Kapten Daniel Adi mengatakan dia mempercayai para teknisi, pilot, dan pesawatnya, dan tidak tahu mengapa pesawat Lion Air terus jatuh.

"Ini adalah pertanyaan yang sama dengan saya. Kami sudah berusaha melakukan yang terbaik untuk mengevaluasi apa yang terjadi," katanya.

"Sekarang adalah kedua kalinya kami telah diaudit oleh IOSA (International Air Transport Association Operational Safety Audit) dan kami telah lulus audit itu, jadi sudah pasti, mengapa kita takut dan tidak ingin terbang bersama kami? "Tidak tahu. Tidak ada alasan untuk itu."

Simulasi apa yang mungkin telah terjadi

Program 7.30 diajak masuk ke dalam simulator kokpit berteknologi tinggi yang berusaha menciptakan kembali kondisi yang menyebabkan penerbangan JT610 jatuh ke Laut Jawa.

"Kami tidak tahu persis apa yang terjadi, tetapi kami akan mencoba latihan ini," kata instruktur Kapten Felix Kurniadi.

Beberapa menit setelah simulasi take-off terdengar alarm. Instrumen pilot dan co-pilot menunjukkan pengukuran yang berbeda.

"Anda dapat melihat pada titik ini, kedua indikator kecepatan udara berbeda," instruktur menjelaskan.

"Nomor satu adalah 274, sedangkan indikator kedua adalah 302 knot. Jadi malfungsi sudah terjadi dan kru kami sedang mencoba memecahkan masalah ini."

Masalah itu signifikan. Jika pembacaan kecepatan udara tidak akurat, autopilot - dan pilot itu sendiri - tidak memiliki cara untuk memastikan hidung pesawat diarahkan ke sudut yang tepat agar tetap berada di udara.

Sejalan dengan protokol, co-pilot menggunakan instruksi darurat manual untuk membacakan prosedur, selangkah demi selangkah, agar pilot dapat mengikuti. Mereka berhasil mempertahankan ketinggian dan simulasi berakhir dengan mereka mendarat kembali dengan selamat di Bandara Jakarta.

Itu hanyalah perkiraan kasar dari kondisi yang menyebabkan kecelakaan itu. Kotak hitam pesawat JT610 yang merekam penerbangan itu kini telah ditemukan dan akan dianalisis untuk mencoba menentukan apa yang sebenarnya terjadi.

'Budaya keselamatan' masih masalah

Sebagai sebuah entitas bisnis, Lion Air adalah kisah sukses besar.
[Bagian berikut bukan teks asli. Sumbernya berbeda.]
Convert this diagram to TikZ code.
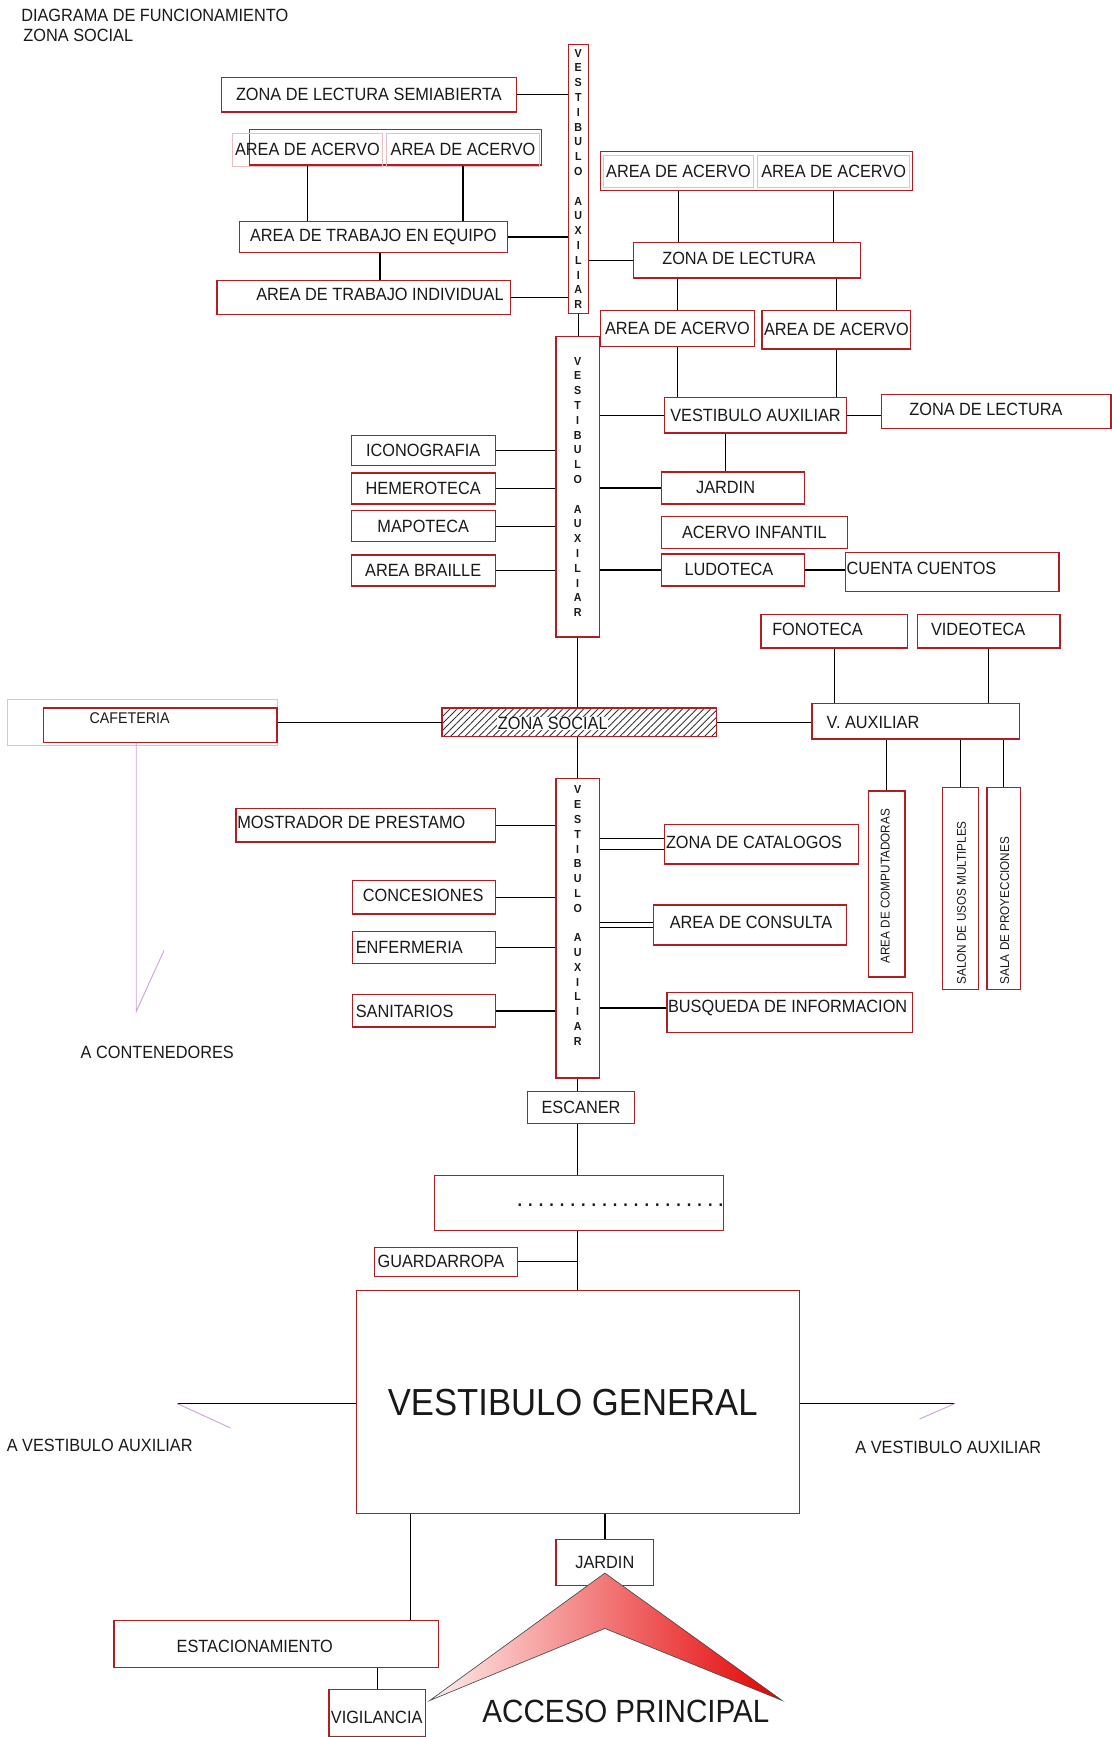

Setelah 18 tahun berdiri, saat ini maskapai Lion Air, menguasai 52 persen pasar domestik Indonesia, menjalankan 650 penerbangan dalam sehari.

Tapi catatan keamanannya selalu dilihat sebagai masalah, meskipun telah melakukan investasi besar dalam beberapa tahun terakhir untuk memenuhi standar keselamatan penerbangan sipil dunia.
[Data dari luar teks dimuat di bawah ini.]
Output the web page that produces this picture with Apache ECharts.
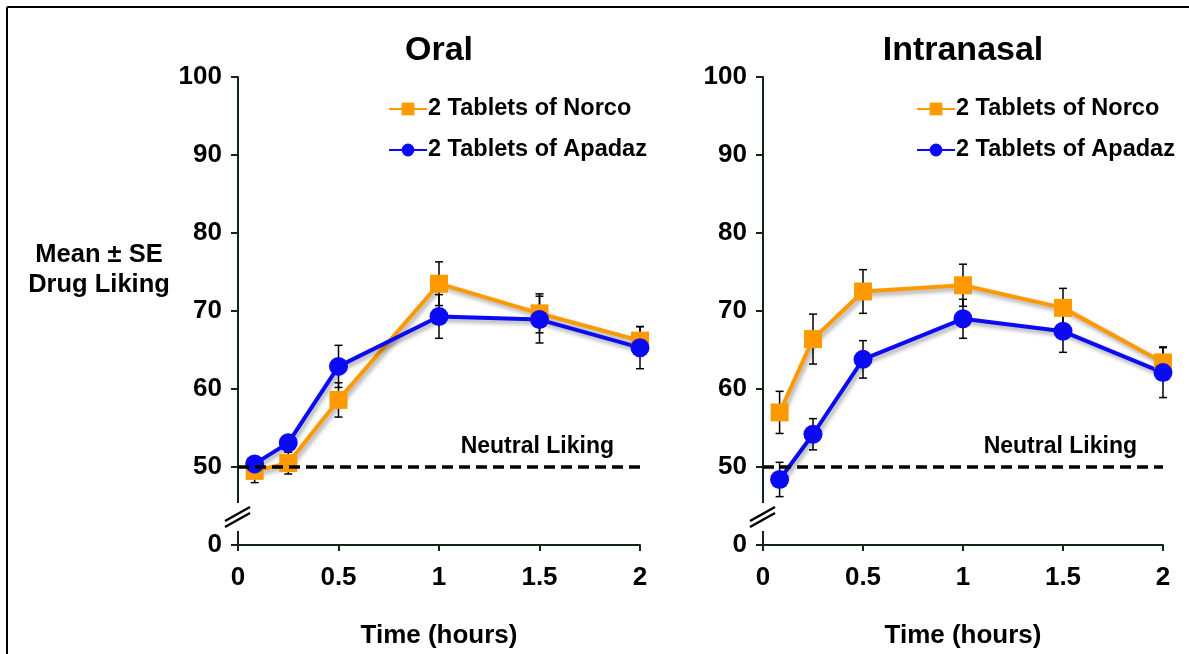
<!DOCTYPE html>
<html>
<head>
<meta charset="utf-8">
<script src="https://cdn.jsdelivr.net/npm/echarts@6/dist/echarts.min.js"></script>
<style>
html,body{margin:0;padding:0;background:#fff;}
#c{width:1189px;height:654px;}
</style>
</head>
<body>
<div id="c"></div>
<script>
// ---- data ----
const times = [0.083, 0.25, 0.5, 1, 1.5, 2];
const oralNorco = [49.5, 50.5, 58.6, 73.5, 69.7, 66.2];
const oralNorcoSE = [1.5, 1.4, 2.2, 2.8, 2.5, 1.8];
const oralApadaz = [50.4, 53.1, 62.9, 69.3, 68.9, 65.3];
const oralApadazSE = [0.8, 1.0, 2.7, 2.8, 3.0, 2.7];
const inNorco = [57.0, 66.4, 72.5, 73.3, 70.4, 63.4];
const inNorcoSE = [2.7, 3.2, 2.8, 2.7, 2.5, 2.0];
const inApadaz = [48.4, 54.2, 63.8, 69.0, 67.4, 62.1];
const inApadazSE = [2.2, 2.0, 2.4, 2.5, 2.7, 3.2];
const yTickLabels = ['0', '50', '60', '70', '80', '90', '100'];
const xTickLabels = ['0', '0.5', '1', '1.5', '2'];
const panelTitles = ['Oral', 'Intranasal'];
const seriesNames = ['2 Tablets of Norco', '2 Tablets of Apadaz'];
const neutralValue = 50;

// broken axis: values >= 50 are shifted down by 40 so that 50 sits one tick above 0
const OFFSET = 40;
const disp = v => v - OFFSET;

const FONT = '"Liberation Sans", Arial, sans-serif';
const AXIS_COLOR = '#132613';
const ORANGE = '#FF9900';
const BLUE = '#0A0AF5';

const grids = [
  {left: 238, top: 77, width: 402, height: 469},
  {left: 763, top: 77, width: 400, height: 469}
];

function xAxisOpt(i) {
  return {
    type: 'value', gridIndex: i, min: 0, max: 2, interval: 0.5,
    axisLine: {show: true, onZero: false, lineStyle: {color: AXIS_COLOR, width: 2}},
    axisTick: {show: true, inside: false, length: 6, lineStyle: {color: AXIS_COLOR, width: 2}},
    splitLine: {show: false},
    axisLabel: {
      margin: 20, color: '#000', fontFamily: FONT, fontWeight: 'bold', fontSize: 26,
      formatter: (v) => xTickLabels[Math.round(v / 0.5)]
    },
    name: 'Time (hours)', nameLocation: 'middle', nameGap: 78,
    nameTextStyle: {color: '#000', fontFamily: FONT, fontWeight: 'bold', fontSize: 26}
  };
}
function yAxisOpt(i) {
  return {
    type: 'value', gridIndex: i, min: 0, max: 60, interval: 10,
    axisLine: {show: true, lineStyle: {color: AXIS_COLOR, width: 2}},
    axisTick: {show: true, length: 7, lineStyle: {color: AXIS_COLOR, width: 2}},
    splitLine: {show: false},
    axisLabel: {
      margin: 16, color: '#000', fontFamily: FONT, fontWeight: 'bold', fontSize: 26,
      formatter: (v) => yTickLabels[Math.round(v / 10)]
    }
  };
}

function lineSeries(name, vals, i, color, symbol, withNeutral) {
  const s = {
    name: name, type: 'line', xAxisIndex: i, yAxisIndex: i, z: 3,
    data: times.map((t, k) => [t, disp(vals[k])]),
    symbol: symbol, symbolSize: symbol === 'rect' ? 18 : 19,
    itemStyle: {color: color},
    lineStyle: {color: color, width: 4, shadowColor: 'rgba(0,0,0,0.35)', shadowBlur: 4, shadowOffsetX: 2, shadowOffsetY: 3},
    emphasis: {disabled: true},
    animation: false
  };
  if (withNeutral) {
    s.markLine = {
      silent: true, symbol: 'none', animation: false,
      lineStyle: {color: '#000', width: 3.5, type: [11, 6]},
      label: {
        show: true, position: 'insideEndTop', distance: [26, 9],
        formatter: 'Neutral Liking', color: '#000', fontFamily: FONT, fontWeight: 'bold', fontSize: 23
      },
      data: [{yAxis: disp(neutralValue)}]
    };
  }
  return s;
}

function errSeries(vals, se, i) {
  return {
    type: 'custom', xAxisIndex: i, yAxisIndex: i, z: 1, silent: true, animation: false,
    encode: {x: 0, y: [1, 2]},
    data: times.map((t, k) => [t, disp(vals[k] - se[k]), disp(vals[k] + se[k])]),
    renderItem: function (params, api) {
      const lo = api.coord([api.value(0), api.value(1)]);
      const hi = api.coord([api.value(0), api.value(2)]);
      const w = 4;
      const st = {stroke: '#000', lineWidth: 1.5};
      return {
        type: 'group',
        children: [
          {type: 'line', shape: {x1: lo[0], y1: lo[1], x2: hi[0], y2: hi[1]}, style: st},
          {type: 'line', shape: {x1: lo[0] - w, y1: lo[1], x2: lo[0] + w, y2: lo[1]}, style: st},
          {type: 'line', shape: {x1: hi[0] - w, y1: hi[1], x2: hi[0] + w, y2: hi[1]}, style: st}
        ]
      };
    }
  };
}

function legendOpt(i, left) {
  return {
    show: true, left: left, top: 97, orient: 'vertical', itemGap: 17, padding: 0,
    itemWidth: 38, itemHeight: 16,
    data: seriesNames,
    selectedMode: false,
    textStyle: {color: '#000', fontFamily: FONT, fontWeight: 'bold', fontSize: 23.5, lineHeight: 24, padding: [0, 0, 0, -4]}
  };
}

// break markers on the y axis (decoration)
function breakGraphics(g) {
  const ax = g.left;
  const items = [];
  items.push({type: 'rect', shape: {x: ax - 6, y: 503, width: 12, height: 28}, style: {fill: '#fff'}, z: 50});
  items.push({type: 'line', shape: {x1: ax - 13, y1: 527, x2: ax + 12, y2: 513}, style: {stroke: '#000', lineWidth: 2.5}, z: 51});
  items.push({type: 'line', shape: {x1: ax - 13, y1: 521, x2: ax + 12, y2: 507}, style: {stroke: '#000', lineWidth: 2.5}, z: 51});
  return items;
}

const chart = echarts.init(document.getElementById('c'), null, {renderer: 'canvas'});
const option = {
  backgroundColor: '#fff',
  animation: false,
  grid: grids.map(g => Object.assign({containLabel: false}, g)),
  xAxis: [xAxisOpt(0), xAxisOpt(1)],
  yAxis: [yAxisOpt(0), yAxisOpt(1)],
  legend: [legendOpt(0, 388), legendOpt(1, 916)],
  series: [
    errSeries(oralNorco, oralNorcoSE, 0),
    errSeries(oralApadaz, oralApadazSE, 0),
    lineSeries(seriesNames[0], oralNorco, 0, ORANGE, 'rect', true),
    lineSeries(seriesNames[1], oralApadaz, 0, BLUE, 'circle', false),
    errSeries(inNorco, inNorcoSE, 1),
    errSeries(inApadaz, inApadazSE, 1),
    lineSeries(seriesNames[0], inNorco, 1, ORANGE, 'rect', true),
    lineSeries(seriesNames[1], inApadaz, 1, BLUE, 'circle', false)
  ],
  graphic: [
    {type: 'line', shape: {x1: 7, y1: 7, x2: 1189, y2: 7}, style: {stroke: '#000', lineWidth: 2}},
    {type: 'line', shape: {x1: 7, y1: 7, x2: 7, y2: 654}, style: {stroke: '#000', lineWidth: 2}},
    {type: 'text', x: grids[0].left + grids[0].width / 2, y: 51, style: {text: panelTitles[0], x: 0, y: 0, textAlign: 'center', textVerticalAlign: 'middle', fill: '#000', font: 'bold 34px ' + FONT}},
    {type: 'text', x: grids[1].left + grids[1].width / 2, y: 51, style: {text: panelTitles[1], x: 0, y: 0, textAlign: 'center', textVerticalAlign: 'middle', fill: '#000', font: 'bold 34px ' + FONT}},
    {type: 'text', x: 99, y: 270, style: {text: 'Mean ± SE\nDrug Liking', x: 0, y: 0, textAlign: 'center', textVerticalAlign: 'middle', lineHeight: 30, fill: '#000', font: 'bold 25.5px ' + FONT}}
  ].concat(breakGraphics(grids[0]), breakGraphics(grids[1]))
};
chart.setOption(option);
</script>
</body>
</html>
Menteri Transportasi Indonesia Budi Karya Sumadi telah menonaktifkan direktur teknis Lion Air dan meningkatkan pemeriksaan pemeliharaan acak untuk perusahaan ini. Menteri Perhubungan juga sedang mempertimbangkan untuk menerapkan lebih banyak peraturan, yang merupakan masalah sensitif.

Setelah kecelakaan Air Asia 2015, Indonesia telah menerapkan hukuman yang lebih berat atas pelanggaran keamanan. Namun, tindakan keras itu dikatakan telah membuat para insinyur enggan melaporkan masalah. Menurut analis penerbangan Gerry Soejatman, akibatnya adalah tingkat kecelakaan penerbangan di Indonesia meningkat 80 persen.

Gerry Soejatman percaya ada masalah yang jauh lebih besar yang berlangsung - bahwa Indonesia sebagai bangsa tidak sadar dengan keselamatan.

"Ketika Anda bekerja di sebuah industri yang membutuhkan budaya keselamatan yang sama sekali berbeda, itu jelas menimbulkan tantangan," katanya.

Namun Menteri Perhubungan Budi Karya Sumadi kepada program 7.30 mengatakan hal itu tidak terjadi.

"Budaya keselamatan kita telah membaik, katanya.

"Pada akhirnya, pimpinan bertanggung jawab atas kinerja yang tidak dilakukan dari situasi itu."

Simak beritanya dalam Bahasa Inggris di sini.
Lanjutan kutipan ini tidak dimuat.